As a young man he was well on his way to living the American dream. He was a successful real estate salesman, married, when a visit to his younger brother Clyde in Minneapolis would change his life forever. Clyde had just started an activist group called the American Indian Movement, and when Vernon visited the group’s little storefront office for the first time, he saw what he had been looking for his whole life: the warrior spirit in the young people working for the group. Vernon immediately dropped out of traditional American society, and would spend the rest of his life fighting tirelessly for American Indian causes as a leader of the American Indian Movement.

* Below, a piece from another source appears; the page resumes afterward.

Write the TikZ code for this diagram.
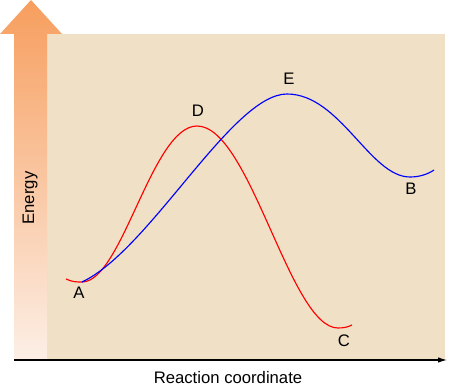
\documentclass[tikz,border=0pt]{standalone}
\usepackage{fontspec}
\setmainfont{Liberation Sans}
\usetikzlibrary{arrows.meta}
\definecolor{sand}{HTML}{EFE0C6}
\definecolor{peach}{HTML}{F79E5E}
\definecolor{pale}{HTML}{FCEFE6}
\tikzset{
  lab/.style={font=\fontsize{9.5}{11}\selectfont},
  path1/.style={red, line width=0.65pt},
  path2/.style={blue, line width=0.65pt}
}

\begin{document}
\begin{tikzpicture}[x=0.02cm, y=-0.02cm]
  \useasboundingbox (0, 0) rectangle (450, 385);
  \fill[sand] (47, 34) rectangle (445, 360);
  \shade[top color=peach, bottom color=pale] (14, 360) -- (14, 34) -- (0, 34) -- (31, 0) -- (62, 34) -- (47, 34) -- (47, 360) -- cycle;
  \coordinate (start) at (66, 279);
  \coordinate (A) at (82, 282);
  \coordinate (D) at (197, 126);
  \coordinate (C) at (338, 328);
  \coordinate (Cend) at (352, 325);
  \coordinate (E) at (287, 94);
  \coordinate (B) at (410, 177);
  \coordinate (Bend) at (434, 170);
  \coordinate (ax0) at (14, 360);
  \coordinate (ax1) at (447, 360);
  \draw[path1] (start) .. controls (72, 282) and (77, 282) .. (A)
    .. controls (122, 282) and (152, 126) .. (D)
    .. controls (250, 126) and (290, 328) .. (C)
    .. controls (344, 328) and (348, 327) .. (Cend);
  \draw[path2] (A) .. controls (150, 250) and (232, 94) .. (E)
    .. controls (340, 94) and (370, 177) .. (B)
    .. controls (420, 177) and (428, 174) .. (Bend);
  \draw[-{Latex[length=5pt, width=3pt]}, line width=0.6pt] (ax0) -- (ax1);
  \node[lab] (labA) at (79, 293) {A};
  \node[lab] (labD) at (198, 111) {D};
  \node[lab] (labE) at (289, 79) {E};
  \node[lab] (labC) at (344, 341) {C};
  \node[lab] (labB) at (411, 189) {B};
  \node[lab] (xlab) at (228, 378) {Reaction coordinate};
  \node[lab, rotate=90] (ylab) at (30, 198) {Energy};
\end{tikzpicture}
\end{document}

Vernon traveled the world as an advocate for American Indian rights, and his travels landed him frequently in Champaign-Urbana. Vernon led scores of anti-Chief marches, rallies, meetings, and effigy burnings -- one of his favorite tactics. I believe I attended them all.

Vernon’s passing hit me particularly hard. In 1993, I had already been thinking about making a documentary on the Chief Illiniwek controversy for two years, but I was unable to take the first step. Then I saw an article in the Daily Illini about an American Indian who was a guest in residence at Allen Hall’s Unit One. I picked up the phone cold and asked if I could interview him. Vernon, on the other end, quickly agreed. Had he not consented so readily, or perhaps not been in his room, my documentary “In Whose Honor?” would have never been made. I am thankful that through my film, Vernon (as well as Michael Haney, another Indian activist who died too young) can live on and continue to influence future generations. I owe him a great deal.

Vernon was an inspiration and a model for how one can live a life committed to social causes. He was certainly no saint and had his critics, but he never let them distract him or slow him down even one bit. He knew he had more important things to do, and he did them, tirelessly. Goodbye WaBun-Inini. And thank you.